Continuano gli interrogatori a Martina Patti, 23 enne accusata dell'omicidio della figlia di 5 anni. Il gip di Catania: "Deve essere stata necessariamente nel pieno delle sue facoltà" anche se la donna racconta di non ricordare molto
Altre dichiarazioni da parte di Martina Patti sull’omicidio della figlia di 5 anni, Elena Dal Pozzo. La donna al momento si trova in una cella del carcere di Piazza Lanza, a Catania, accusata di aver ucciso la bambina con 11 coltellate. Come riportato dal Corriere della Sera e da La Sicilia, Martina nonostante il tentativo di “lasciar credere di avere agito senza una piena consapevolezza”, è “lucida e calcolatrice” e se non arrestata “potrebbe darsi alla fuga” ha affermato il gip di Catania, Daniela Monaco Crea tra le pagine dell’ordinanza cautelare in carcere emessa nei confronti della 23enne. La piccola Elena, “vittima di una morte violenta particolarmente cruenta e anche lenta”, è stata uccisa da una donna che in tutte le fasi dell’omicidio “deve essere stata necessariamente nel pieno delle sue facoltà”, trovandosi “in condizioni fisiche e psichiche idonee all’agire”.

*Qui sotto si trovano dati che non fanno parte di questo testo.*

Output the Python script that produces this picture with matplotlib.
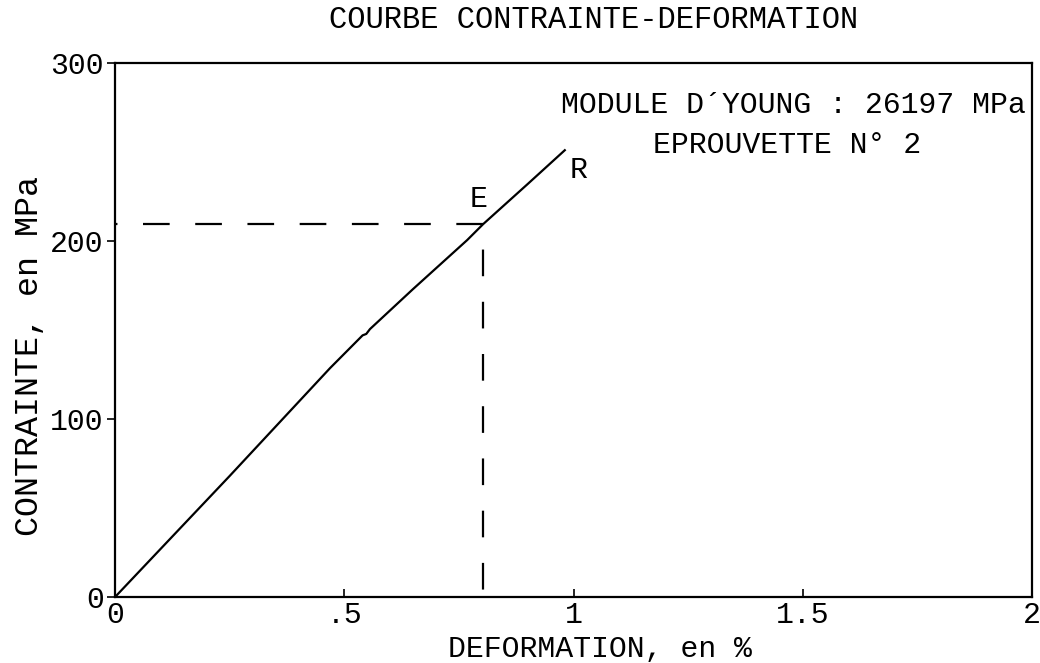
import numpy as np
import matplotlib.pyplot as plt

# valeurs (deformation en %, contrainte en MPa)
deformation = [0.0, 0.25, 0.469, 0.540, 0.548, 0.556, 0.65, 0.768, 0.803, 0.90, 0.981]
contrainte = [0, 68, 128.6, 147, 147.8, 150.5, 173, 200.5, 209.5, 232, 251]

# point E (limite elastique) et rupture R
e_def, e_cont = 0.803, 209.5
r_def, r_cont = 0.981, 251

xticks = [0, 0.5, 1, 1.5, 2]
xlabels = ["0", ".5", "1", "1.5", "2"]
yticks = [0, 100, 200, 300]
ylabels = ["0", "100", "200", "300"]

font = "Liberation Mono"
fs = 21.5

fig = plt.figure(figsize=(10.4, 6.63), dpi=100)
ax = fig.add_axes([0.1106, 0.0995, 0.8817, 0.8055])

ax.plot(deformation, contrainte, color="black", lw=1.6)
# lignes en tirets vers E (tracees depuis E)
ax.plot([e_def, 0], [e_cont, e_cont], color="black", lw=1.6, dashes=(12, 11.5))
ax.plot([e_def, e_def], [e_cont, 0], color="black", lw=1.6,
        linestyle=(12, (12, 11.5)))

ax.set_xlim(0, 2)
ax.set_ylim(0, 300)
ax.set_xticks(xticks)
ax.set_xticklabels(xlabels, family=font, fontsize=fs)
ax.set_yticks(yticks)
ax.set_yticklabels(ylabels, family=font, fontsize=fs)
ax.tick_params(axis="x", direction="in", length=6, width=1.2, pad=3)
ax.tick_params(axis="y", direction="out", length=6, width=1.2, pad=2)
for s in ax.spines.values():
    s.set_linewidth(1.6)

ax.text(e_def - 0.01, e_cont + 6, "E", family=font, fontsize=fs, ha="center", va="bottom")
ax.text(r_def + 0.01, r_cont - 11, "R", family=font, fontsize=fs, ha="left", va="center")

ax.text(1.986, 276.5, "MODULE D\u00b4YOUNG : 26197 MPa", family=font, fontsize=fs,
        ha="right", va="center")
ax.text(1.466, 254, "EPROUVETTE N\u00b0 2", family=font, fontsize=fs,
        ha="center", va="center")

fig.text(0.571, 0.97, "COURBE CONTRAINTE-DEFORMATION", family=font, fontsize=22,
         ha="center", va="center")
ax.set_xlabel("DEFORMATION, en %", family=font, fontsize=fs, va="center")
ax.xaxis.set_label_coords(0.529, -0.097)
ax.set_ylabel("CONTRAINTE, en MPa", family=font, fontsize=24, va="center")
ax.yaxis.set_label_coords(-0.093, 0.451)

fig.savefig("out.png", dpi=100)
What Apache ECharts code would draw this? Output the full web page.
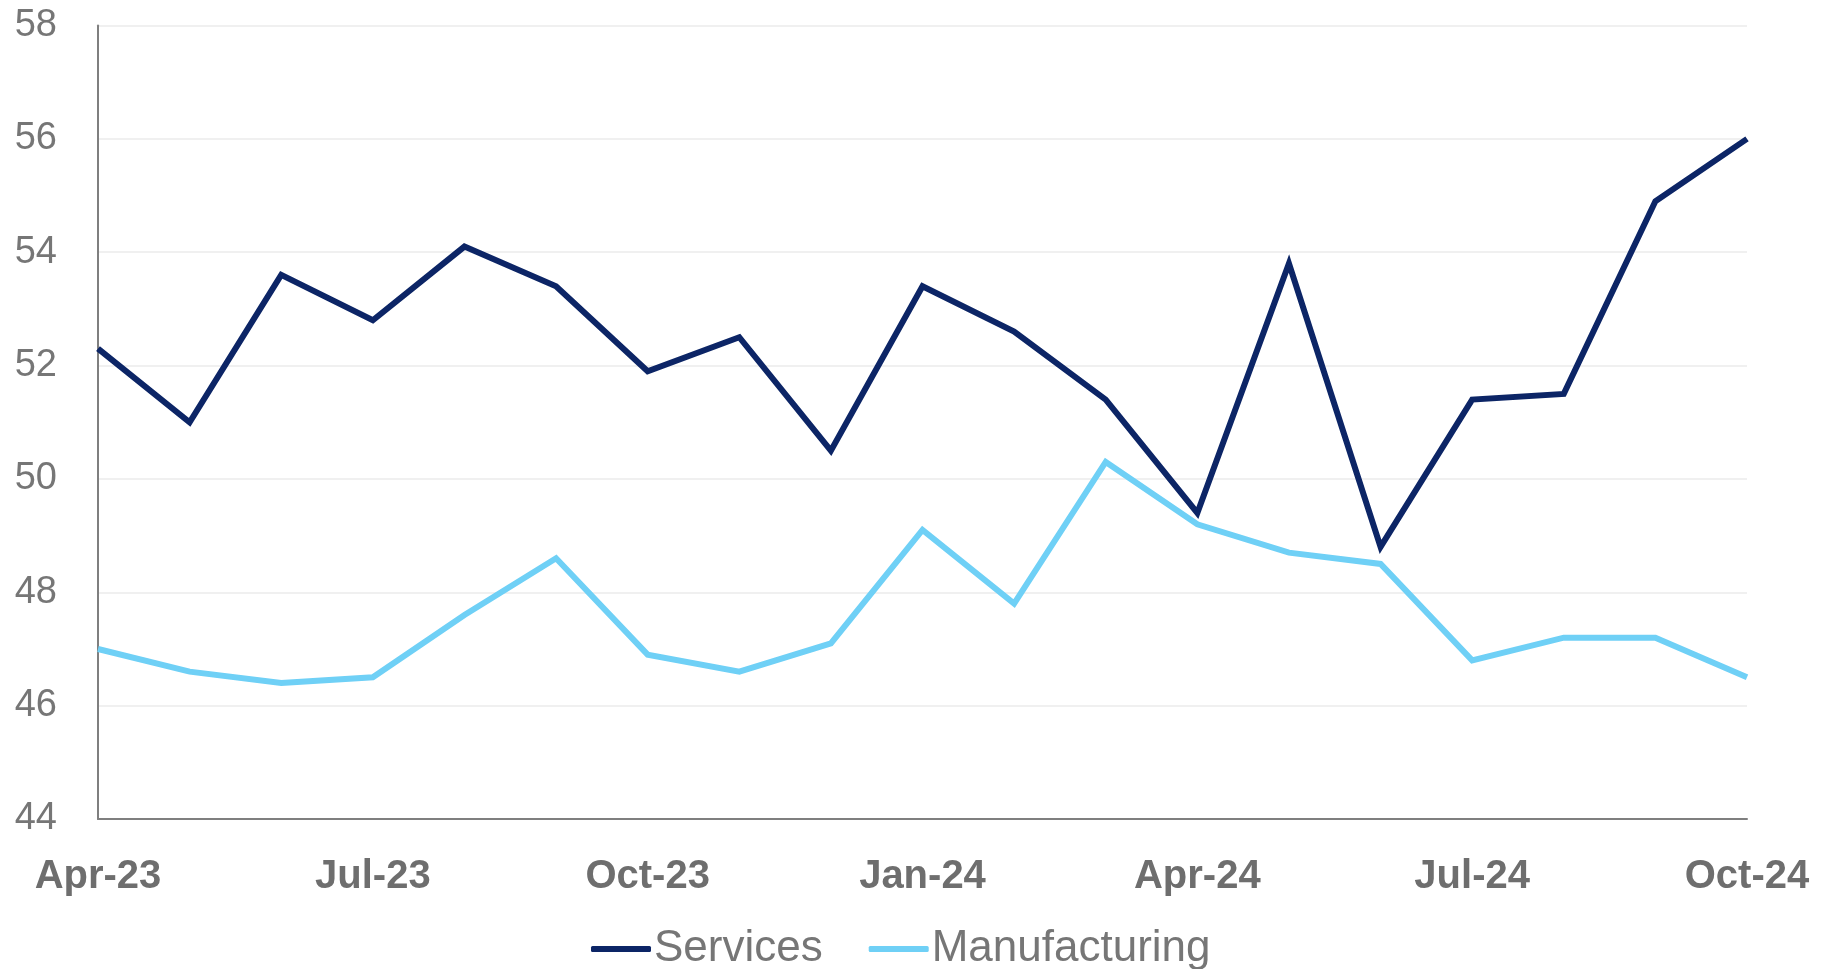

Al gip la donna ha confessato di ricordare di aver portato “Elena in un campo” e di averle fatto del male, ma “non ricordo altro”, se non di avere “una cosa lunga, una specie di coltello” con sé. La 23enne afferma di non ricordare dove e in che modo se lo sia procurato. Arma del delitto che non è ancora stata trovata dagli agenti. Sul momento in cui colpisce la piccola rivela di avere ricordi offuscati “perché ero girata e non volevo guardare”. “Perché uccidere un figlio in tenera età – scrive il gip – e, quindi indifeso, oltre a integrare un gravissimo delitto, è un comportamento innaturale, ripugnante, eticamente immorale, riprovevole e disprezzabile, per nulla accettabile in alcun contesto, indice di un istinto criminale spiccato e di elevato grado di pericolosità”. Inoltre il giudice sottolinea che Martina non ha manifestato segni di pentimento: “ha inscenato il rapimento con estrema lucidità e non ha manifestato segni di ravvedimento”. “Tutti elementi che denotano una particolare spregiudicatezza, insensibilità, assoluta mancanza di resipiscenza” ha aggiunto Crea.
Nell’ordinanza sono riportati i pensieri estremamente confusi della 23enne. I diversi “non ricordo” pronunciati dalla donna: “non ricordo cosa sia passato nella mia mente quando ho colpito mia figlia, anzi posso dire che non mi è passato nessun pensiero, come se in quel momento fossi una persona diversa”, “non ricordo la reazione della bambina mentre la colpivo, forse era ferma, ma ho un ricordo molto annebbiato”, “non ricordo di aver sotterrato la bambina, ma sicuramente sono stata io”. L’unico pensiero ancora in mente, quando si è recata al campo dove è stato rinvenuto il cadavere della piccola: “avevo con me una busta di plastica di colore nero che ho strappato dal rotolo prima di uscire di casa”, ha dichiarato.